Now all in important points in their lives, the band has been the universal baggage they’ve all brought with them. For a lot of bands, hitting a decade with the same four people and starting families is a reason to step on the brakes or remove yourself from this altogether, but for everyone in the band, that just isn’t how it works.
“Whenever Nial says to me, “I’m not really feeling that anymore.” I can say “You know what? You’re right”, as opposed to “Right, I’m going to fucking kill this guy.” We’re a low ego band who trust each other. It can be something we’d spent months working on and sweating over, then in an afternoon it’s gone,” replies Kennedy. “Some of my favourite riffs we wrote for this album aren’t on it.”
“There was this one song called ‘Prospector’ which is like nine minutes long,” remembers Friers. “We spent probably four or five months writing it. I remember it being so technically difficult but once we got it we were like, “This is going to be the opening song on the new album!” Then one day we just agreed it didn’t work. We have a really bad combination of wanting to jump on a new idea and an aversion to nostalgia. There’s never a conversation in the band, it’s very forward-focused. Sometimes you feel sorry for some of the older ideas.”

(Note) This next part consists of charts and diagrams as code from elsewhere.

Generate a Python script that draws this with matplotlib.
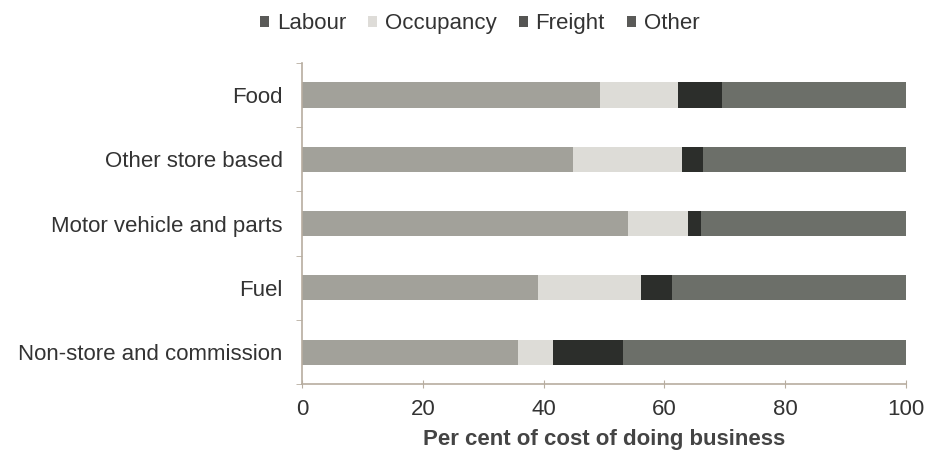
import matplotlib
matplotlib.use('Agg')
import matplotlib.pyplot as plt
from matplotlib.patches import Patch
import numpy as np

plt.rcParams['font.family'] = ['Liberation Sans', 'DejaVu Sans']

# data (per cent of cost of doing business)
categories = ['Food', 'Other store based', 'Motor vehicle and parts', 'Fuel',
              'Non-store and commission']
labour = [49.3, 44.9, 53.9, 39.1, 35.7]
occupancy = [13.0, 18.0, 10.0, 17.1, 5.8]
freight = [7.2, 3.4, 2.2, 5.1, 11.6]
other = [30.5, 33.7, 33.9, 38.7, 46.9]

series_names = ['Labour', 'Occupancy', 'Freight', 'Other']
series_colors = ['#a2a19a', '#dddcd7', '#2c2e2b', '#6c6f69']
legend_colors = ['#5a5a58', '#dedcd8', '#555553', '#5a5a58']

fig = plt.figure(figsize=(9.28, 4.59), dpi=100)
ax = fig.add_axes([0.3254, 0.163, 0.651, 0.700])

y = np.arange(len(categories))
left = np.zeros(len(categories))
for vals, col in zip([labour, occupancy, freight, other], series_colors):
    ax.barh(y, vals, left=left, height=0.39, color=col, edgecolor='none')
    left += np.array(vals)

ax.set_xlim(0, 100)
ax.set_ylim(len(categories) - 0.5, -0.5)
ax.set_xticks([0, 20, 40, 60, 80, 100])
ax.set_yticks(y)
ax.set_yticklabels(categories)
ax.set_yticks(np.arange(-0.5, len(categories)), minor=True)

axis_col = '#b7ada0'
for s in ['top', 'right']:
    ax.spines[s].set_visible(False)
for s in ['left', 'bottom']:
    ax.spines[s].set_color(axis_col)
    ax.spines[s].set_linewidth(1.2)

ax.tick_params(axis='y', which='major', length=0, pad=14, labelsize=16,
               labelcolor='#333333')
ax.tick_params(axis='y', which='minor', length=4, color=axis_col, direction='out')
ax.tick_params(axis='x', length=6, direction='inout', color=axis_col, pad=8,
               labelsize=16, labelcolor='#333333')

ax.set_xlabel('Per cent of cost of doing business', fontsize=16, color='#444444',
              fontweight='bold', labelpad=6)

handles = [Patch(facecolor=c, edgecolor='none') for c in legend_colors]
fig.legend(handles, series_names, loc='upper center', bbox_to_anchor=(0.517, 1.015),
           ncol=4, frameon=False, fontsize=16, handlelength=0.4, handleheight=0.4,
           handletextpad=0.35, columnspacing=1.0, labelcolor='#333333')

fig.savefig('out.png', dpi=100)
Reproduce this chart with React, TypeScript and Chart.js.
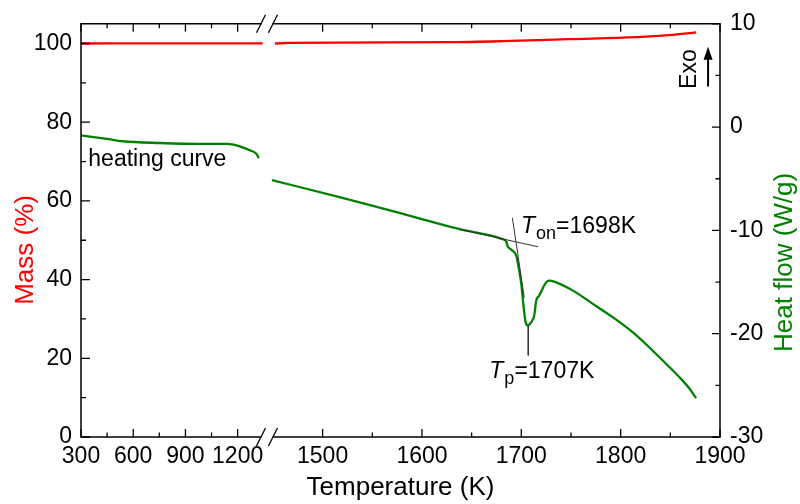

Referring to bass player Jonny who has a daughter and a wife, Friers confesses that he doesn’t understand how growing up or starting a family can ever hinder your ability as a musician. “The fact he’s settled down doesn’t mean he can’t put as much into the band, that mentality is such bullshit. That sort of thing makes you more focused. You don’t fuck around making pointless stuff when you’ve got the support of a family behind you. We’re all lucky to have that with our individual families and girlfriends because they know we’d be useless without the band.”